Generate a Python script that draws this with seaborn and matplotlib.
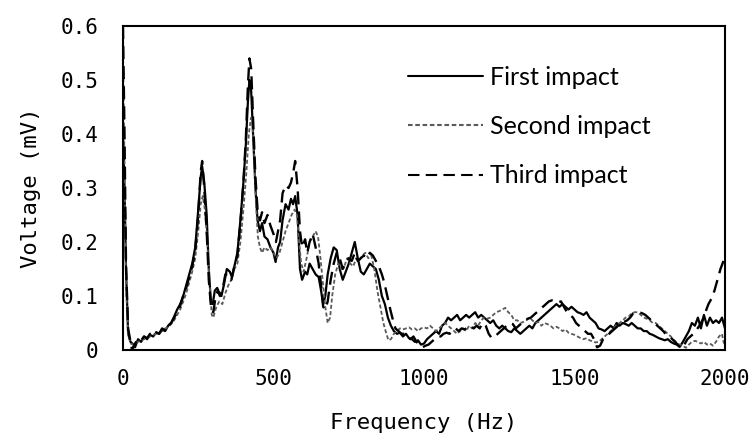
import matplotlib
matplotlib.use("Agg")
import matplotlib.pyplot as plt
import seaborn as sns
import numpy as np

# ---------------- data ----------------
first_f = [0,5,10,17,25,35,40,50,60,70,80,90,100,110,120,130,140,150,160,170,180,190,200,210,220,230,240,250,258,263,270,278,285,292,298,305,313,320,327,335,345,355,362,372,380,390,400,408,415,420,425,432,440,447,455,462,470,480,490,500,507,515,522,530,540,550,558,565,572,580,588,595,605,612,620,630,640,650,658,665,672,680,690,700,710,720,730,740,750,760,770,780,790,800,810,820,830,840,850,860,870,880,890,900,910,920,930,940,950,960,970,980,990,1000,1010,1020,1030,1040,1050,1060,1070,1080,1090,1100,1110,1120,1130,1140,1150,1160,1170,1180,1190,1200,1210,1220,1230,1240,1250,1260,1270,1280,1290,1300,1310,1320,1330,1340,1350,1360,1370,1380,1390,1400,1410,1420,1430,1440,1450,1460,1470,1480,1490,1500,1510,1520,1530,1540,1550,1560,1570,1580,1590,1600,1610,1620,1630,1640,1650,1660,1670,1680,1690,1700,1710,1720,1730,1740,1750,1760,1770,1780,1790,1800,1810,1820,1830,1840,1850,1860,1870,1880,1890,1900,1910,1920,1930,1940,1950,1960,1970,1980,1990,2000]
first_v = [0.40,0.30,0.15,0.03,0.015,0.01,0.005,0.02,0.015,0.025,0.02,0.028,0.025,0.032,0.03,0.038,0.035,0.045,0.05,0.062,0.075,0.085,0.10,0.12,0.14,0.16,0.19,0.26,0.32,0.34,0.31,0.25,0.15,0.09,0.085,0.11,0.115,0.105,0.10,0.12,0.15,0.145,0.135,0.16,0.18,0.24,0.31,0.38,0.46,0.50,0.49,0.40,0.30,0.24,0.22,0.235,0.21,0.205,0.19,0.18,0.163,0.19,0.20,0.24,0.27,0.26,0.28,0.27,0.285,0.25,0.15,0.13,0.145,0.14,0.16,0.15,0.14,0.135,0.11,0.085,0.10,0.14,0.17,0.19,0.185,0.15,0.13,0.145,0.16,0.18,0.20,0.17,0.145,0.14,0.15,0.16,0.155,0.15,0.13,0.10,0.085,0.06,0.045,0.035,0.03,0.032,0.025,0.03,0.022,0.02,0.015,0.018,0.01,0.012,0.02,0.025,0.03,0.035,0.03,0.045,0.05,0.06,0.055,0.06,0.065,0.055,0.06,0.065,0.06,0.065,0.07,0.06,0.065,0.06,0.055,0.05,0.055,0.045,0.04,0.045,0.04,0.035,0.033,0.04,0.035,0.03,0.035,0.04,0.045,0.04,0.05,0.055,0.06,0.065,0.07,0.075,0.08,0.085,0.08,0.085,0.08,0.075,0.08,0.075,0.07,0.068,0.065,0.07,0.06,0.055,0.05,0.04,0.038,0.035,0.04,0.045,0.04,0.05,0.045,0.05,0.048,0.045,0.05,0.045,0.04,0.04,0.035,0.035,0.03,0.028,0.025,0.022,0.02,0.018,0.02,0.015,0.012,0.01,0.006,0.015,0.025,0.035,0.05,0.045,0.06,0.04,0.065,0.045,0.06,0.05,0.055,0.05,0.06,0.04]

second_f = [0,5,10,17,25,35,50,60,70,80,90,100,110,120,130,140,150,160,170,180,190,200,210,220,230,240,250,258,265,272,280,288,295,300,310,320,330,340,350,360,370,380,390,400,410,418,425,430,436,442,448,455,462,470,480,490,500,510,520,530,540,550,560,570,578,585,592,600,610,620,630,640,648,656,665,672,680,688,695,705,715,725,735,745,755,765,775,785,795,805,815,825,835,845,855,865,875,882,890,900,910,920,930,940,950,960,970,980,990,1000,1010,1020,1030,1040,1050,1060,1070,1080,1090,1100,1110,1120,1130,1140,1150,1160,1170,1180,1190,1200,1210,1220,1230,1240,1250,1260,1270,1280,1290,1300,1310,1320,1330,1340,1350,1360,1370,1380,1390,1400,1410,1420,1430,1440,1450,1460,1470,1480,1490,1500,1510,1520,1530,1540,1550,1560,1570,1580,1590,1600,1610,1620,1630,1640,1650,1660,1670,1680,1690,1700,1710,1720,1730,1740,1750,1760,1770,1780,1790,1800,1810,1820,1830,1840,1850,1860,1870,1880,1890,1900,1910,1920,1930,1940,1950,1960,1970,1980,1990,1995,2000]
second_v = [0.55,0.35,0.12,0.03,0.012,0.01,0.015,0.018,0.02,0.022,0.025,0.028,0.03,0.032,0.035,0.04,0.042,0.048,0.055,0.065,0.075,0.09,0.105,0.125,0.145,0.17,0.22,0.27,0.285,0.26,0.20,0.12,0.065,0.06,0.08,0.09,0.085,0.105,0.12,0.13,0.15,0.16,0.20,0.26,0.33,0.40,0.43,0.42,0.36,0.27,0.21,0.19,0.18,0.19,0.185,0.19,0.18,0.17,0.18,0.20,0.22,0.235,0.25,0.26,0.25,0.20,0.16,0.145,0.17,0.20,0.21,0.22,0.21,0.17,0.12,0.08,0.05,0.06,0.10,0.14,0.16,0.15,0.155,0.17,0.16,0.155,0.17,0.165,0.175,0.18,0.17,0.175,0.15,0.11,0.08,0.05,0.03,0.018,0.02,0.03,0.035,0.04,0.038,0.04,0.042,0.038,0.04,0.035,0.04,0.042,0.04,0.045,0.04,0.035,0.04,0.045,0.05,0.045,0.04,0.035,0.03,0.035,0.04,0.035,0.045,0.04,0.05,0.045,0.055,0.06,0.058,0.06,0.065,0.07,0.072,0.075,0.078,0.07,0.065,0.055,0.055,0.05,0.052,0.055,0.06,0.055,0.05,0.052,0.045,0.05,0.048,0.045,0.04,0.043,0.04,0.035,0.038,0.032,0.03,0.028,0.025,0.022,0.02,0.022,0.018,0.016,0.014,0.015,0.02,0.025,0.03,0.035,0.04,0.047,0.05,0.055,0.06,0.062,0.068,0.07,0.07,0.065,0.06,0.058,0.055,0.05,0.05,0.045,0.04,0.035,0.03,0.025,0.018,0.012,0.01,0.008,0.004,0.01,0.015,0.017,0.015,0.012,0.015,0.01,0.012,0.008,0.015,0.025,0.03,0.015,0.01]

third_f = [0,5,10,17,25,30,40,50,60,70,80,90,100,110,120,130,140,150,160,170,180,190,200,210,220,230,240,250,258,263,270,278,285,293,300,308,315,322,330,340,350,360,370,380,390,400,408,415,420,426,432,440,447,455,462,470,480,490,500,508,515,522,530,540,550,558,566,572,580,588,595,605,612,620,630,640,650,658,665,672,680,690,700,710,720,730,740,750,760,770,780,790,800,810,820,830,840,850,860,868,878,888,897,905,915,925,935,945,955,965,975,985,995,1005,1015,1025,1035,1045,1055,1065,1075,1085,1095,1105,1115,1125,1135,1145,1155,1165,1175,1185,1195,1205,1215,1225,1235,1245,1255,1265,1275,1285,1295,1305,1315,1325,1335,1345,1355,1365,1375,1385,1395,1405,1415,1425,1435,1445,1455,1465,1475,1485,1495,1505,1515,1525,1535,1545,1555,1565,1575,1585,1595,1605,1615,1625,1635,1645,1655,1665,1675,1685,1695,1705,1715,1725,1735,1745,1755,1765,1775,1785,1795,1805,1815,1825,1835,1845,1855,1865,1875,1885,1895,1905,1915,1925,1935,1945,1955,1965,1975,1985,1995,2000]
third_v = [0.60,0.40,0.16,0.04,0.015,0.0,0.012,0.02,0.018,0.025,0.022,0.03,0.027,0.033,0.03,0.04,0.036,0.045,0.05,0.06,0.07,0.082,0.10,0.115,0.135,0.155,0.185,0.25,0.33,0.35,0.30,0.22,0.13,0.075,0.07,0.10,0.11,0.10,0.11,0.14,0.14,0.13,0.155,0.175,0.235,0.31,0.39,0.49,0.54,0.52,0.43,0.32,0.26,0.24,0.255,0.235,0.25,0.23,0.215,0.20,0.22,0.24,0.29,0.305,0.30,0.31,0.33,0.35,0.30,0.22,0.19,0.205,0.18,0.20,0.215,0.19,0.16,0.12,0.08,0.075,0.09,0.13,0.16,0.18,0.17,0.15,0.16,0.17,0.165,0.18,0.165,0.17,0.175,0.17,0.18,0.175,0.165,0.155,0.14,0.125,0.10,0.075,0.055,0.04,0.035,0.03,0.03,0.025,0.02,0.025,0.015,0.01,0.005,0.008,0.01,0.015,0.02,0.025,0.025,0.03,0.032,0.03,0.035,0.04,0.035,0.04,0.038,0.042,0.045,0.04,0.045,0.04,0.05,0.045,0.03,0.022,0.025,0.03,0.035,0.04,0.045,0.05,0.048,0.04,0.045,0.05,0.055,0.058,0.06,0.065,0.07,0.075,0.08,0.085,0.09,0.092,0.09,0.088,0.09,0.08,0.07,0.065,0.06,0.05,0.045,0.04,0.035,0.03,0.03,0.02,0.005,0.008,0.02,0.025,0.03,0.035,0.04,0.045,0.05,0.052,0.055,0.06,0.068,0.07,0.07,0.068,0.065,0.06,0.055,0.05,0.045,0.04,0.035,0.028,0.025,0.02,0.015,0.008,0.003,0.01,0.02,0.025,0.03,0.037,0.045,0.055,0.07,0.085,0.095,0.11,0.13,0.15,0.165,0.175]

series_names = ["First impact", "Second impact", "Third impact"]
x_ticks = [0, 500, 1000, 1500, 2000]
y_ticks = [0, 0.1, 0.2, 0.3, 0.4, 0.5, 0.6]
y_tick_labels = ["0", "0.1", "0.2", "0.3", "0.4", "0.5", "0.6"]

# ---------------- plot ----------------
sns.set_style("white")
plt.rcParams['font.family'] = ['DejaVu Sans Mono', 'DejaVu Sans']
plt.rcParams['text.color'] = 'black'
plt.rcParams['axes.labelcolor'] = 'black'

fig = plt.figure(figsize=(7.52, 4.37), dpi=100)
ax = fig.add_axes([123/752, 1 - 350/437, (725-123)/752, (350-26)/437])

sns.lineplot(x=first_f, y=first_v, ax=ax, color="black", lw=1.6,
             label=series_names[0], estimator=None, sort=False)
sns.lineplot(x=second_f, y=second_v, ax=ax, color="#5a5a5a", lw=1.3,
             label=series_names[1], estimator=None, sort=False, dashes=False)
sns.lineplot(x=third_f, y=third_v, ax=ax, color="black", lw=1.7,
             label=series_names[2], estimator=None, sort=False, dashes=False)
lines = ax.get_lines()
lines[1].set_dashes((2.2, 1.3))
lines[2].set_dashes((5.5, 3.0))

ax.set_xlim(0, 2000)
ax.set_ylim(0, 0.6)
ax.set_xticks(x_ticks)
ax.set_xticklabels([str(t) for t in x_ticks])
ax.set_yticks(y_ticks)
ax.set_yticklabels(y_tick_labels)
ax.tick_params(axis='both', direction='in', length=6, width=1.5, colors='black',
               labelsize=15)
ax.tick_params(axis='y', pad=18)
ax.tick_params(axis='x', pad=14)
for s in ax.spines.values():
    s.set_visible(True)
    s.set_color('black')
    s.set_linewidth(1.5)

ax.set_xlabel("Frequency (Hz)", fontsize=16, labelpad=17, color='black')
ax.set_ylabel("Voltage (mV)", fontsize=16, labelpad=14, color='black')

leg = ax.legend(loc='upper left', bbox_to_anchor=((408-123)/602, (350-66)/324),
                frameon=False, borderaxespad=0, borderpad=0,
                handlelength=3.0, handletextpad=0.3, labelspacing=1.05,
                prop={'family': 'Lato', 'size': 18})
for h in leg.get_lines():
    h.set_linewidth(1.5)

fig.savefig("out.png", dpi=100)
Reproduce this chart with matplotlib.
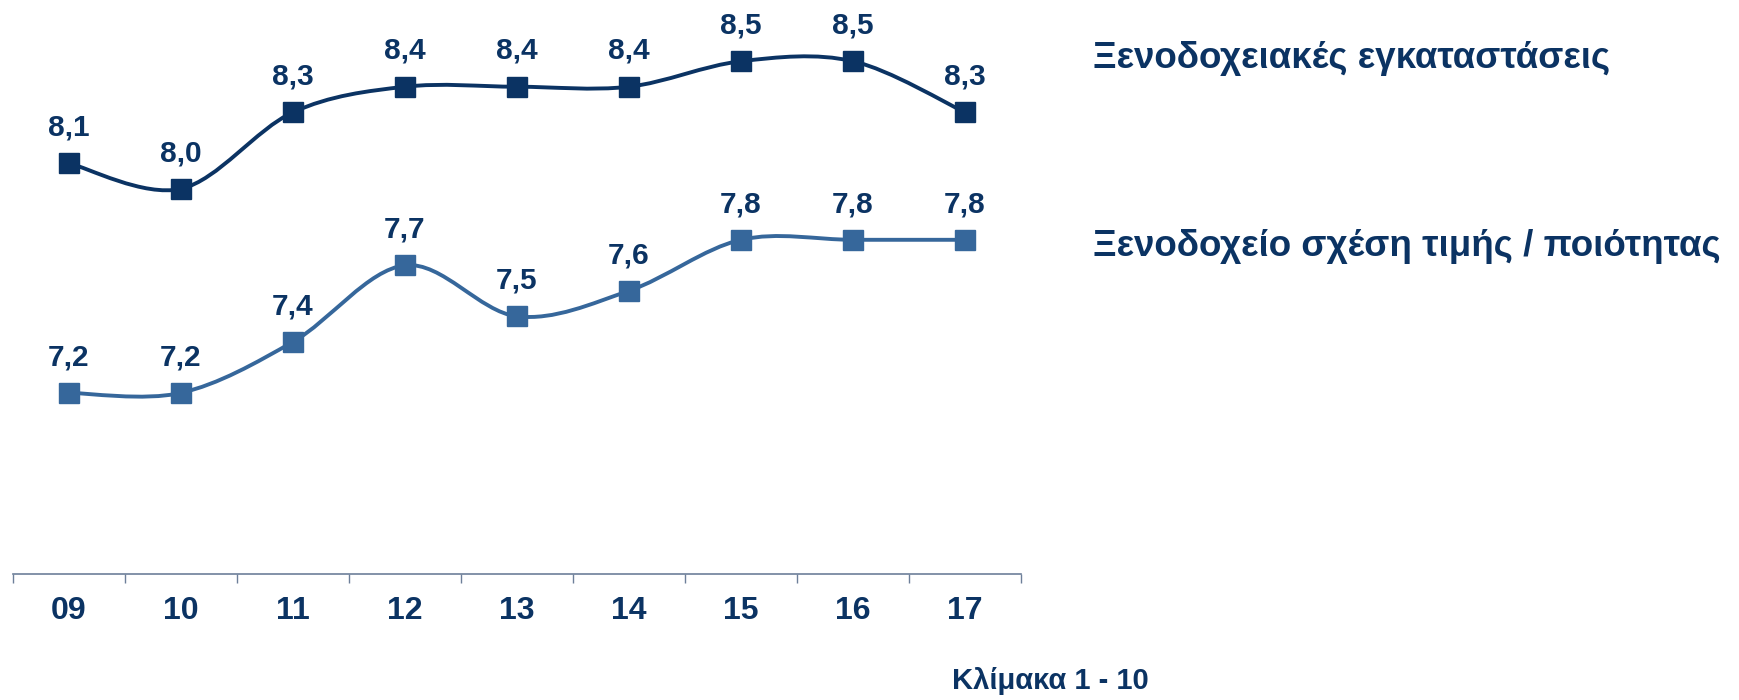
........
### To be done
Begin at the first line of the data above and repeat each line exactly, stopping after the line containing "import numpy as np". Omit the pictures.

### Exercise response
Generate a Python script that draws this with seaborn and matplotlib.
import matplotlib
matplotlib.use("Agg")
import matplotlib.pyplot as plt
import seaborn as sns
import numpy as np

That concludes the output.